An 1180-cm long core recovered from Lake Lyadhej-To (68°15′ N, 65°45′ E, 150 m a.s.l.) at the NW rim of the Polar Urals Mountains reflects the Holocene environmental history from ca. 11,000 cal. yr BP. Pollen assemblages from the diamicton (ca. 11,000–10,700 cal. yr BP) are dominated by Pre-Quaternary spores and redeposited Pinaceae pollen, pointing to a high terrestrial input. Turbid and nutrient-poor conditions existed in the lake ca. 10,700–10,550 cal. yr BP. The chironomid-inferred reconstructions suggest that mean July temperature increased rapidly from 10.0 to 11.8 °C during this period. Sparse, treeless vegetation dominated on the disturbed and denuded soils in the catchment area. A distinct dominance of planktonic diatoms ca. 10,500–8800 cal. yr BP points to the lowest lake-ice coverage, the longest growing season and the highest bioproductivity during the lake history.
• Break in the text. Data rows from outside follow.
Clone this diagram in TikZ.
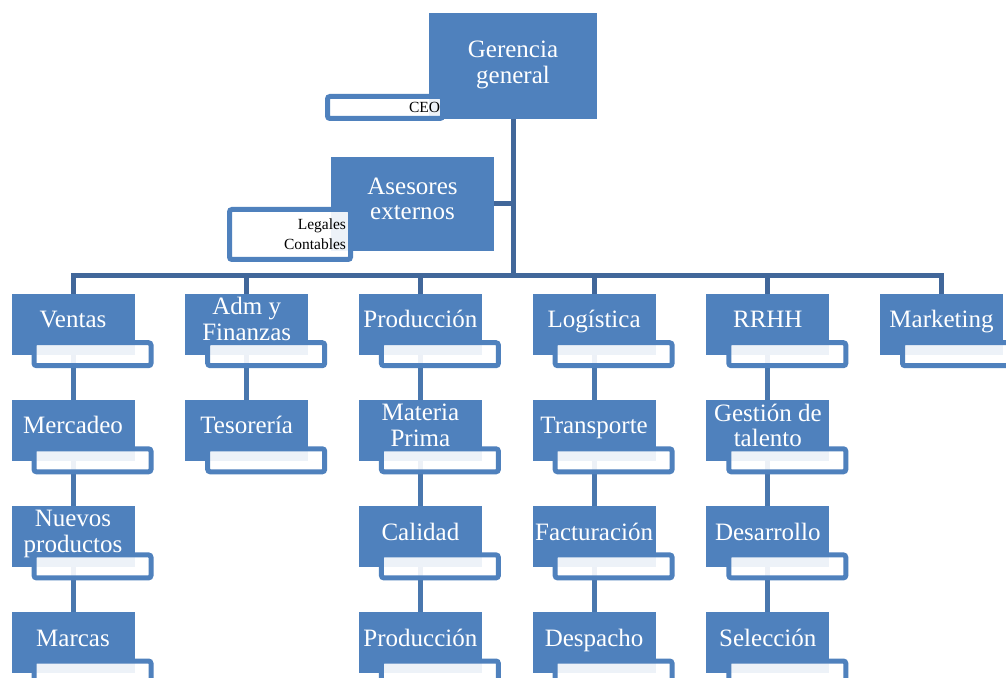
\documentclass[tikz,border=0pt]{standalone}
\usepackage{fontspec}
\setmainfont{Liberation Serif}
\usetikzlibrary{positioning,backgrounds}
\definecolor{unitblue}{RGB}{79,129,189}
\definecolor{busblue}{RGB}{65,103,154}
\tikzset{
  unit/.style={
    shape = rectangle,
    fill = unitblue,
    minimum width = 123pt,
    minimum height = 61pt,
    inner sep = 0pt
  },
  tag/.style={
    shape = rectangle,
    draw = unitblue,
    line width = 5pt,
    fill = white,
    fill opacity = 0.9,
    text opacity = 1,
    rounded corners = 2.5pt,
    minimum width = 117pt,
    minimum height = 23pt,
    inner sep = 0pt,
    font = \fontsize{15.5}{20}\selectfont
  },
  caption/.style={
    text = white,
    align = center,
    inner sep = 0pt,
    font = \fontsize{25}{25.5}\selectfont,
    execute at begin node = \strut,
    execute at end node = \strut
  },
  bus/.style={
    draw = busblue,
    line width = 5pt
  },
  branch/.style={
    draw = unitblue!92!black,
    line width = 5pt
  }
}
\begin{document}
\begin{tikzpicture}[x=1pt, y=1pt, node distance=44.7pt and 50.3pt]
    \useasboundingbox (0,0) rectangle (1006,677);
    % top of the chart
    \node[unit, minimum width=168pt, minimum height=106pt] (gerencia) at (513,611) {};
    \node[tag, minimum width=115pt, minimum height=22pt, text width=110pt, align=right] (ceo) at (385,569.5) {CEO};
    \node[caption] (gerencia-txt) at (gerencia.center) {Gerencia\\general};
    \node[unit, minimum width=163pt, minimum height=94pt] (asesores) at (412.5,473) {};
    \node[tag, minimum width=121pt, minimum height=50pt, text width=112pt, align=right] (externos) at (290,442.5) {Legales\\Contables};
    \node[caption] (asesores-txt) at ([yshift=1.4pt]asesores.center) {Asesores\\externos};
    % first row
    \node[unit] (ventas) at (73,352.5) {};
    \node[unit, right=of ventas] (adm) {};
    \node[unit, right=of adm] (produccion) {};
    \node[unit, right=of produccion] (logistica) {};
    \node[unit, right=of logistica] (rrhh) {};
    \node[unit, right=of rrhh] (marketing) {};
    % columns
    \node[unit, below=of ventas] (mercadeo) {};
    \node[unit, below=of mercadeo] (nuevos) {};
    \node[unit, below=of nuevos] (marcas) {};
    \node[unit, below=of adm] (tesoreria) {};
    \node[unit, below=of produccion] (materia) {};
    \node[unit, below=of materia] (calidad) {};
    \node[unit, below=of calidad] (planta) {};
    \node[unit, below=of logistica] (transporte) {};
    \node[unit, below=of transporte] (facturacion) {};
    \node[unit, below=of facturacion] (despacho) {};
    \node[unit, below=of rrhh] (talento) {};
    \node[unit, below=of talento] (desarrollo) {};
    \node[unit, below=of desarrollo] (seleccion) {};
    \foreach \n/\t in {ventas/Ventas, adm/{Adm y\\Finanzas}, produccion/Producción,
        logistica/Logística, rrhh/RRHH, marketing/Marketing,
        mercadeo/Mercadeo, nuevos/{Nuevos\\productos}, marcas/Marcas,
        tesoreria/Tesorería, materia/{Materia\\Prima}, calidad/Calidad,
        planta/Producción, transporte/Transporte, facturacion/Facturación,
        despacho/Despacho, talento/{Gestión de\\talento}, desarrollo/Desarrollo,
        seleccion/Selección}{
        \node[tag] (\n-tag) at ([xshift=19.5pt, yshift=1pt]\n.south) {};
        \node[caption] (\n-txt) at ([yshift=1.7pt]\n.center) {\t};
    }
    % connectors behind the boxes
    \begin{scope}[on background layer]
        \fill[white] (0,0) rectangle (1006,677);
        \coordinate (bus) at ([yshift=-156pt]gerencia.south);
        \draw[bus] (gerencia.south) -- (bus);
        \draw[bus] (asesores.east) -- (asesores.east -| bus);
        \foreach \n in {ventas, adm, produccion, logistica, rrhh, marketing}{
            \draw[bus] (bus) -| (\n.north);
        }
        \foreach \a/\b in {ventas/mercadeo, mercadeo/nuevos, nuevos/marcas,
            adm/tesoreria, produccion/materia, materia/calidad, calidad/planta,
            logistica/transporte, transporte/facturacion, facturacion/despacho,
            rrhh/talento, talento/desarrollo, desarrollo/seleccion}{
            \draw[branch] (\a.south) -- (\b.north);
        }
    \end{scope}
\end{tikzpicture}
\end{document}
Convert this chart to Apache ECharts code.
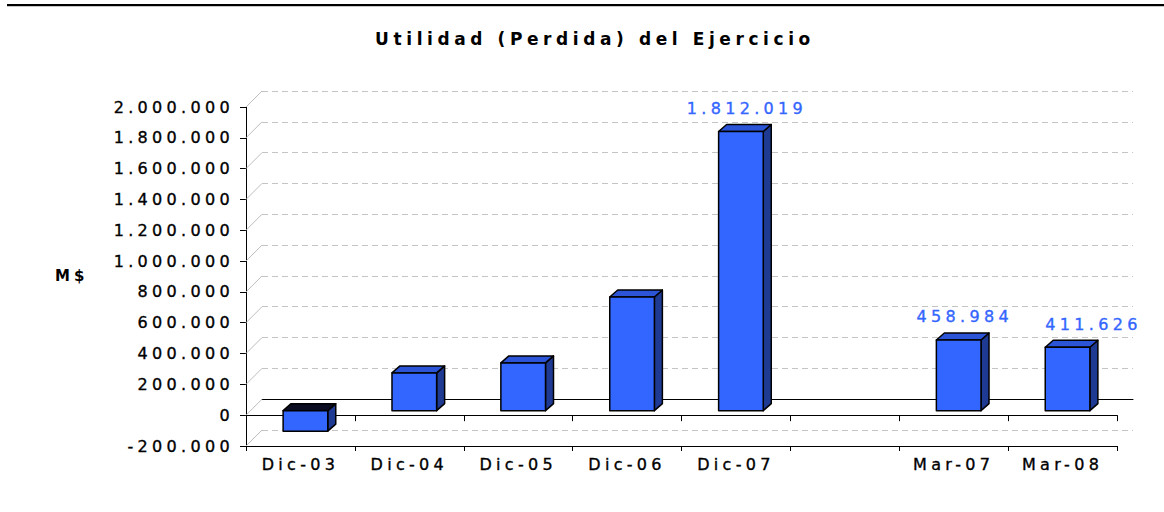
<!DOCTYPE html>
<html>
<head>
<meta charset="utf-8">
<script src="https://cdn.jsdelivr.net/npm/echarts@6/dist/echarts.min.js"></script>
<style>
html,body{margin:0;padding:0;background:#fff;}
#chart{width:1164px;height:512px;}
#chart text{letter-spacing:0.27em;}
</style>
</head>
<body>
<div id="chart"></div>
<script>
// ---- data ----
const categories = ['Dic-03', 'Dic-04', 'Dic-05', 'Dic-06', 'Dic-07', '', 'Mar-07', 'Mar-08'];
const utilidad = [-133000, 245000, 310000, 738000, 1812019, null, 458984, 411626];
const labeledCategories = ['Dic-07', 'Mar-07', 'Mar-08'];
const yTicks = [-200000, 0, 200000, 400000, 600000, 800000, 1000000, 1200000, 1400000, 1600000, 1800000, 2000000];
const yMin = -200000, yMax = 2000000, yStep = 200000;
const titleText = 'Utilidad (Perdida) del Ejercicio';
const unitText = 'M$';

// ---- style constants ----
const FONT = 'DejaVu Sans';
const WALL = 16;             // depth of back wall
const BAR_SHIFT = [5, -4.5]; // bar front face offset from front plane
const BAR_DEPTH = [8, -7];   // bar 3D depth
const BAR_FRAC = 0.41;
const labelNudge = { 'Mar-08': 20 };

function fmt(v) {
  const s = Math.abs(Math.round(v)).toString().replace(/\B(?=(\d{3})+(?!\d))/g, '.');
  return (v < 0 ? '-' : '') + s;
}

const chart = echarts.init(document.getElementById('chart'), null, { renderer: 'svg' });

const axisText = { color: '#000', fontFamily: FONT, fontSize: 16, textBorderColor: '#000', textBorderWidth: 0.35 };

const option = {
  backgroundColor: '#fff',
  animation: false,
  title: {
    text: titleText, left: 590, top: 25, textAlign: 'center',
    textStyle: { fontFamily: FONT, fontWeight: 'bold', fontSize: 17, color: '#000' }
  },
  graphic: [
    { type: 'rect', shape: { x: 7, y: 4, width: 1157, height: 2 }, style: { fill: '#000' } },
    { type: 'rect', shape: { x: 7, y: 6, width: 1157, height: 1 }, style: { fill: '#c8c8c8' } },
    { type: 'text', left: 55, top: 268, style: { text: unitText, font: 'bold 15px "DejaVu Sans"', fill: '#000' } }
  ],
  grid: [
    { left: 246, top: 107, right: 47, bottom: 66 },
    { left: 246 + WALL, top: 107 - WALL, right: 47 - WALL, bottom: 66 + WALL }
  ],
  xAxis: [
    {
      gridIndex: 0, type: 'category', data: categories, position: 'bottom',
      axisLine: { onZero: false, lineStyle: { color: '#000', width: 1 } },
      axisTick: { show: true, interval: 0, length: 5, lineStyle: { color: '#000' } },
      axisLabel: Object.assign({ interval: 0, margin: 10 }, axisText),
      splitLine: { show: false }
    },
    {
      gridIndex: 0, type: 'category', data: categories, position: 'bottom',
      axisLine: { onZero: true, lineStyle: { color: '#000', width: 1 } },
      axisTick: { show: true, interval: 0, length: 6, lineStyle: { color: '#000' } },
      axisLabel: { show: false },
      splitLine: { show: false }
    },
    {
      gridIndex: 1, type: 'category', data: categories,
      axisLine: { onZero: true, lineStyle: { color: '#000', width: 1 } },
      axisTick: { show: false }, axisLabel: { show: false }, splitLine: { show: false }
    }
  ],
  yAxis: [
    {
      gridIndex: 0, type: 'value', min: yMin, max: yMax, interval: yStep,
      axisLine: { show: true, onZero: false, lineStyle: { color: '#000', width: 1 } },
      axisTick: { show: true, length: 6, lineStyle: { color: '#000' } },
      axisLabel: Object.assign({ formatter: fmt, margin: 12 }, axisText),
      splitLine: { show: false }
    },
    {
      gridIndex: 1, type: 'value', min: yMin, max: yMax, interval: yStep,
      axisLine: { show: false }, axisTick: { show: false }, axisLabel: { show: false },
      splitLine: { show: true, lineStyle: { color: '#c4c4c4', type: [6, 4], width: 1 } }
    }
  ],
  series: [
    {
      type: 'custom', xAxisIndex: 0, yAxisIndex: 0, silent: true, z: 1,
      data: yTicks.map(v => [0, v]),
      renderItem: function (params, api) {
        const y = api.coord([0, api.value(1)])[1];
        const x = params.coordSys.x;
        return { type: 'line', shape: { x1: x, y1: y, x2: x + WALL, y2: y - WALL },
                 style: { stroke: '#bdbdbd', lineWidth: 1 } };
      }
    },
    {
      type: 'custom', xAxisIndex: 0, yAxisIndex: 0, silent: true, z: 5,
      data: utilidad.map((v, i) => [i, v == null ? '-' : v]),
      renderItem: function (params, api) {
        const v = api.value(1);
        if (v == null || isNaN(v)) return null;
        const i = api.value(0);
        const c0 = api.coord([i, 0]);
        const c1 = api.coord([i, v]);
        const bw = api.size([1, 0])[0] * BAR_FRAC;
        const xl = c0[0] - bw / 2 + BAR_SHIFT[0];
        const xr = xl + bw;
        const y0 = c0[1] + BAR_SHIFT[1];
        const y1 = c1[1] + BAR_SHIFT[1];
        const top = Math.min(y0, y1), bot = Math.max(y0, y1);
        const dx = BAR_DEPTH[0], dy = BAR_DEPTH[1];
        const line = { stroke: '#000', lineWidth: 1.5, lineJoin: 'round' };
        const children = [
          { type: 'polygon', shape: { points: [[xr, top], [xr + dx, top + dy], [xr + dx, bot + dy], [xr, bot]] },
            style: Object.assign({ fill: '#1f3a93' }, line) },
          { type: 'polygon', shape: { points: [[xl, top], [xl + dx, top + dy], [xr + dx, top + dy], [xr, top]] },
            style: Object.assign({ fill: v < 0 ? '#0b0b22' : '#2b55d6' }, line) },
          { type: 'rect', shape: { x: xl, y: top, width: bw, height: bot - top },
            style: Object.assign({ fill: '#3366ff' }, line) }
        ];
        const cat = categories[i];
        if (labeledCategories.indexOf(cat) >= 0) {
          children.push({
            type: 'text',
            style: {
              x: (xl + xr + dx) / 2 + 2 + (labelNudge[cat] || 0), y: top - 23,
              text: fmt(v), textAlign: 'center', textVerticalAlign: 'middle',
              fill: '#3366ff', font: '16px "DejaVu Sans"',
              stroke: '#3366ff', lineWidth: 0.35
            }
          });
        }
        return { type: 'group', children: children };
      }
    }
  ]
};
chart.setOption(option);
</script>
</body>
</html>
Birch forest with some shrub alder grew around the lake reflecting the warmest climate conditions during the Holocene. Mean July temperature was likely 11–13 °C and annual precipitation—400–500 mm. The period ca. 8800–5500 cal. yr BP is characterized by a gradual deterioration of environmental conditions in the lake and lake catchment. The pollen- and chironomid-inferred temperatures reflect a warm period (ca. 6500–6000 cal. BP) with a mean July temperature at least 1–2 °C higher than today. Birch forests disappeared from the lake vicinity after 6000 cal. yr BP. The vegetation in the Lyadhej-To region became similar to the modern one. Shrub ( Betula nana, Salix) and herb tundra have dominated the lake catchment since ca. 5500 cal. yr BP. All proxies suggest rather harsh environmental conditions. Diatom assemblages reflect relatively short growing seasons and a longer persistence of lake-ice ca. 5500–2500 cal. yr BP. Pollen-based climate reconstructions suggest significant cooling between ca. 5500 and 3500 cal. yr BP with a mean July temperature 8–10 °C and annual precipitation—300–400 mm. The bioproductivity in the lake remained low after 2500 cal. yr BP, but biogeochemical proxies reflect a higher terrestrial influx. Changes in the diatom content may indicate warmer water temperatures and a reduced ice cover on the lake. However, chironomid-based reconstructions reflect a period with minimal temperatures during the lake history.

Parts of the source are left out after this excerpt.